--- SOURCE EXCERPT ---

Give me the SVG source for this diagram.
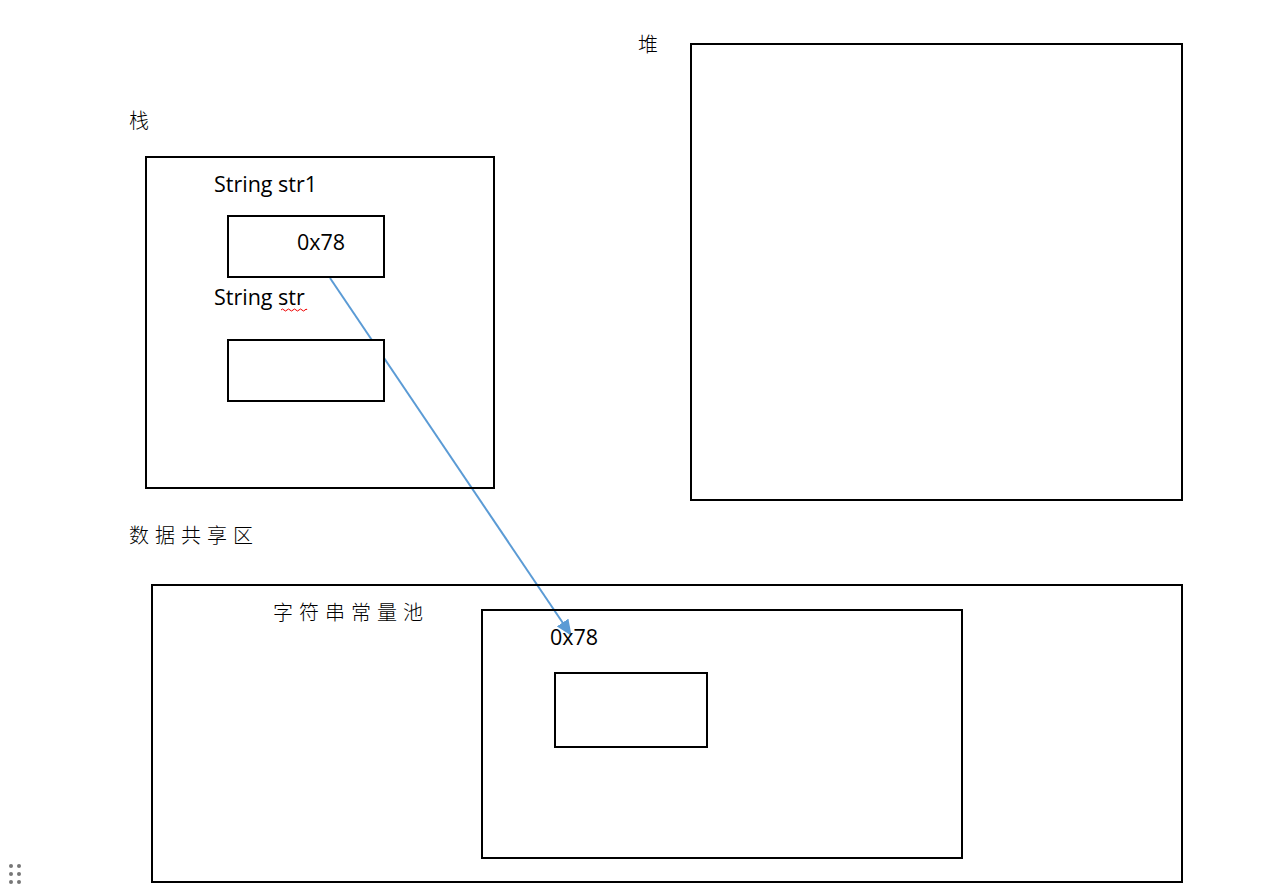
<svg xmlns="http://www.w3.org/2000/svg" width="1261" height="896" viewBox="0 0 1261 896">
<style>
.box{fill:#fff;stroke:#000;stroke-width:2}
.open{fill:none}
.lat{font-family:"Open Sans","Liberation Sans",sans-serif;font-size:21.5px;fill:#000}
.cjk{font-family:"Noto Sans CJK SC",sans-serif;font-size:20px;fill:#000;font-weight:300}
</style>
<defs>
<marker id="ah" markerWidth="16" markerHeight="14" refX="15" refY="7" orient="auto" markerUnits="userSpaceOnUse" viewBox="0 0 16 14">
<path d="M0,0 L16,7 L0,14 z" fill="#5b9bd5"/>
</marker>
</defs>
<rect width="1261" height="896" fill="#fff"/>
<g id="connectors">
<line x1="330" y1="278" x2="571" y2="635" stroke="#5b9bd5" stroke-width="2" marker-end="url(#ah)"/>
</g>
<g id="stack">
<text class="cjk" x="129" y="128">栈</text>
<rect class="box open" x="146" y="157" width="348" height="331"/>
</g>
<g id="str1">
<text class="lat" x="214" y="192">String str1</text>
<rect class="box open" x="228" y="216" width="156" height="61"/>
<text class="lat" x="297" y="250">0x78</text>
</g>
<g id="str">
<text class="lat" x="214" y="305">String str</text>
<path d="M281,310 q1.5,-2 3,0 t3,0 t3,0 t3,0 t3,0 t3,0 t3,0 t3,0 t2,0" fill="none" stroke="#e00" stroke-width="1"/>
<rect class="box" x="228" y="340" width="156" height="61"/>
</g>
<g id="heap">
<text class="cjk" x="638" y="52">堆</text>
<rect class="box open" x="691" y="44" width="491" height="456"/>
</g>
<g id="shared">
<text class="cjk" x="129" y="543" letter-spacing="6">数据共享区</text>
<rect class="box open" x="152" y="585" width="1030" height="297"/>
</g>
<g id="pool">
<text class="cjk" x="273" y="620" letter-spacing="6">字符串常量池</text>
<rect class="box open" x="482" y="610" width="480" height="248"/>
<text class="lat" x="550" y="645">0x78</text>
<rect class="box" x="555" y="673" width="152" height="74"/>
</g>
<g id="handle" fill="#777">
<circle cx="11" cy="866" r="2"/><circle cx="19" cy="866" r="2"/>
<circle cx="11" cy="874" r="2"/><circle cx="19" cy="874" r="2"/>
<circle cx="11" cy="882" r="2"/><circle cx="19" cy="882" r="2"/>
</g>
</svg>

---

TASK DETAILS: Output all of the data exactly as it stands, minus any images.

ANSWER TO THE EXERCISE:
Give me the SVG source for this diagram.
<svg xmlns="http://www.w3.org/2000/svg" width="1261" height="896" viewBox="0 0 1261 896">
<style>
.box{fill:#fff;stroke:#000;stroke-width:2}
.open{fill:none}
.lat{font-family:"Open Sans","Liberation Sans",sans-serif;font-size:21.5px;fill:#000}
.cjk{font-family:"Noto Sans CJK SC",sans-serif;font-size:20px;fill:#000;font-weight:300}
</style>
<defs>
<marker id="ah" markerWidth="16" markerHeight="14" refX="15" refY="7" orient="auto" markerUnits="userSpaceOnUse" viewBox="0 0 16 14">
<path d="M0,0 L16,7 L0,14 z" fill="#5b9bd5"/>
</marker>
</defs>
<rect width="1261" height="896" fill="#fff"/>
<g id="connectors">
<line x1="330" y1="278" x2="571" y2="635" stroke="#5b9bd5" stroke-width="2" marker-end="url(#ah)"/>
</g>
<g id="stack">
<text class="cjk" x="129" y="128">栈</text>
<rect class="box open" x="146" y="157" width="348" height="331"/>
</g>
<g id="str1">
<text class="lat" x="214" y="192">String str1</text>
<rect class="box open" x="228" y="216" width="156" height="61"/>
<text class="lat" x="297" y="250">0x78</text>
</g>
<g id="str">
<text class="lat" x="214" y="305">String str</text>
<path d="M281,310 q1.5,-2 3,0 t3,0 t3,0 t3,0 t3,0 t3,0 t3,0 t3,0 t2,0" fill="none" stroke="#e00" stroke-width="1"/>
<rect class="box" x="228" y="340" width="156" height="61"/>
</g>
<g id="heap">
<text class="cjk" x="638" y="52">堆</text>
<rect class="box open" x="691" y="44" width="491" height="456"/>
</g>
<g id="shared">
<text class="cjk" x="129" y="543" letter-spacing="6">数据共享区</text>
<rect class="box open" x="152" y="585" width="1030" height="297"/>
</g>
<g id="pool">
<text class="cjk" x="273" y="620" letter-spacing="6">字符串常量池</text>
<rect class="box open" x="482" y="610" width="480" height="248"/>
<text class="lat" x="550" y="645">0x78</text>
<rect class="box" x="555" y="673" width="152" height="74"/>
</g>
<g id="handle" fill="#777">
<circle cx="11" cy="866" r="2"/><circle cx="19" cy="866" r="2"/>
<circle cx="11" cy="874" r="2"/><circle cx="19" cy="874" r="2"/>
<circle cx="11" cy="882" r="2"/><circle cx="19" cy="882" r="2"/>
</g>
</svg>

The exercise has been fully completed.